Read the data and repeat it in full, exactly.
::::::::::
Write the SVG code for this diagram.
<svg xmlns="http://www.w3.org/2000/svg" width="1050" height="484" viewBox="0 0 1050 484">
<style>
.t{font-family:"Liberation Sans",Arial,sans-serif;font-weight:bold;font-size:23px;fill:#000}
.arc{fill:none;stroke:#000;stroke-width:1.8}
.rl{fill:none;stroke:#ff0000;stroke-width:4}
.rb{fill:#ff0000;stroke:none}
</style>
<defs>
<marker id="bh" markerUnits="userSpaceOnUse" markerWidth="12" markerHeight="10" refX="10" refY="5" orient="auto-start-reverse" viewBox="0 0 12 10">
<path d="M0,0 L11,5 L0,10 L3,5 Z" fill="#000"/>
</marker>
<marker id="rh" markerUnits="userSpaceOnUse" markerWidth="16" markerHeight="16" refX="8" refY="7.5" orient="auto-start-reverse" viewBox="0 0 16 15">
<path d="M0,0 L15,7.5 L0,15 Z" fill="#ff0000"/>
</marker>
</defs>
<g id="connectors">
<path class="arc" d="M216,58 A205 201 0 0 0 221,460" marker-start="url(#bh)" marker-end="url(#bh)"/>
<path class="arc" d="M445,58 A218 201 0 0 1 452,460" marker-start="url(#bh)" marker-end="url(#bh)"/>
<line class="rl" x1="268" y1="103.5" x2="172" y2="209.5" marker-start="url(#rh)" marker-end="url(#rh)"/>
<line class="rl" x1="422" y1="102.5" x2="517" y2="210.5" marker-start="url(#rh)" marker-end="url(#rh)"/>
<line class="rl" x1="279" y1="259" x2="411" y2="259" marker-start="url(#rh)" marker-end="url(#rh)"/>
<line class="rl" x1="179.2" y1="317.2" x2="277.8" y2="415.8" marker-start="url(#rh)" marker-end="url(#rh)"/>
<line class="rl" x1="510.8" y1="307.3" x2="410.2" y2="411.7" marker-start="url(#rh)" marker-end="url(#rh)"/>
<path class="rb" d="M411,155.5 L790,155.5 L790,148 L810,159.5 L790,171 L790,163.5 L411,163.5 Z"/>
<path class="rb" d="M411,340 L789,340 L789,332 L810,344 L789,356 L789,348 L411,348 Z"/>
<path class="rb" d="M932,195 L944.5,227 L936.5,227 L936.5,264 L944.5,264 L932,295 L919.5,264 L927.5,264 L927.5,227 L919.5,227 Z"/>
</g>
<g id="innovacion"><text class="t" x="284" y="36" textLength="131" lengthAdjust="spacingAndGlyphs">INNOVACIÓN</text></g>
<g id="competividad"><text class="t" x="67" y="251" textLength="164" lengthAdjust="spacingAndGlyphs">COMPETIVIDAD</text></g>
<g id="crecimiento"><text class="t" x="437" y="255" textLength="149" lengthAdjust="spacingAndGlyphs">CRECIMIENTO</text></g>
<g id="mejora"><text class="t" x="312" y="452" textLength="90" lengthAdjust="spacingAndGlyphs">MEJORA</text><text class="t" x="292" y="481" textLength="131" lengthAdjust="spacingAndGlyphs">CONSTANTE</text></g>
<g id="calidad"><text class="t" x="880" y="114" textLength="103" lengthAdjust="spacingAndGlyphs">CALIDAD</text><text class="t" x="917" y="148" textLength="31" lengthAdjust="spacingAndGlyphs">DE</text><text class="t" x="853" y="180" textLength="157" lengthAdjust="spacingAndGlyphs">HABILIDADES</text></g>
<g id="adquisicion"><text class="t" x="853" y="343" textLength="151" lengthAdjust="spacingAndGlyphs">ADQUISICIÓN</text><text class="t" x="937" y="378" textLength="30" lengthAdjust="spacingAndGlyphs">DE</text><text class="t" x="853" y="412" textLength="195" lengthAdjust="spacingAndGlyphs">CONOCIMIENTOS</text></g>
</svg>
::::::::::
• [Answer to the task]
Write the SVG code for this diagram.
<svg xmlns="http://www.w3.org/2000/svg" width="1050" height="484" viewBox="0 0 1050 484">
<style>
.t{font-family:"Liberation Sans",Arial,sans-serif;font-weight:bold;font-size:23px;fill:#000}
.arc{fill:none;stroke:#000;stroke-width:1.8}
.rl{fill:none;stroke:#ff0000;stroke-width:4}
.rb{fill:#ff0000;stroke:none}
</style>
<defs>
<marker id="bh" markerUnits="userSpaceOnUse" markerWidth="12" markerHeight="10" refX="10" refY="5" orient="auto-start-reverse" viewBox="0 0 12 10">
<path d="M0,0 L11,5 L0,10 L3,5 Z" fill="#000"/>
</marker>
<marker id="rh" markerUnits="userSpaceOnUse" markerWidth="16" markerHeight="16" refX="8" refY="7.5" orient="auto-start-reverse" viewBox="0 0 16 15">
<path d="M0,0 L15,7.5 L0,15 Z" fill="#ff0000"/>
</marker>
</defs>
<g id="connectors">
<path class="arc" d="M216,58 A205 201 0 0 0 221,460" marker-start="url(#bh)" marker-end="url(#bh)"/>
<path class="arc" d="M445,58 A218 201 0 0 1 452,460" marker-start="url(#bh)" marker-end="url(#bh)"/>
<line class="rl" x1="268" y1="103.5" x2="172" y2="209.5" marker-start="url(#rh)" marker-end="url(#rh)"/>
<line class="rl" x1="422" y1="102.5" x2="517" y2="210.5" marker-start="url(#rh)" marker-end="url(#rh)"/>
<line class="rl" x1="279" y1="259" x2="411" y2="259" marker-start="url(#rh)" marker-end="url(#rh)"/>
<line class="rl" x1="179.2" y1="317.2" x2="277.8" y2="415.8" marker-start="url(#rh)" marker-end="url(#rh)"/>
<line class="rl" x1="510.8" y1="307.3" x2="410.2" y2="411.7" marker-start="url(#rh)" marker-end="url(#rh)"/>
<path class="rb" d="M411,155.5 L790,155.5 L790,148 L810,159.5 L790,171 L790,163.5 L411,163.5 Z"/>
<path class="rb" d="M411,340 L789,340 L789,332 L810,344 L789,356 L789,348 L411,348 Z"/>
<path class="rb" d="M932,195 L944.5,227 L936.5,227 L936.5,264 L944.5,264 L932,295 L919.5,264 L927.5,264 L927.5,227 L919.5,227 Z"/>
</g>
<g id="innovacion"><text class="t" x="284" y="36" textLength="131" lengthAdjust="spacingAndGlyphs">INNOVACIÓN</text></g>
<g id="competividad"><text class="t" x="67" y="251" textLength="164" lengthAdjust="spacingAndGlyphs">COMPETIVIDAD</text></g>
<g id="crecimiento"><text class="t" x="437" y="255" textLength="149" lengthAdjust="spacingAndGlyphs">CRECIMIENTO</text></g>
<g id="mejora"><text class="t" x="312" y="452" textLength="90" lengthAdjust="spacingAndGlyphs">MEJORA</text><text class="t" x="292" y="481" textLength="131" lengthAdjust="spacingAndGlyphs">CONSTANTE</text></g>
<g id="calidad"><text class="t" x="880" y="114" textLength="103" lengthAdjust="spacingAndGlyphs">CALIDAD</text><text class="t" x="917" y="148" textLength="31" lengthAdjust="spacingAndGlyphs">DE</text><text class="t" x="853" y="180" textLength="157" lengthAdjust="spacingAndGlyphs">HABILIDADES</text></g>
<g id="adquisicion"><text class="t" x="853" y="343" textLength="151" lengthAdjust="spacingAndGlyphs">ADQUISICIÓN</text><text class="t" x="937" y="378" textLength="30" lengthAdjust="spacingAndGlyphs">DE</text><text class="t" x="853" y="412" textLength="195" lengthAdjust="spacingAndGlyphs">CONOCIMIENTOS</text></g>
</svg>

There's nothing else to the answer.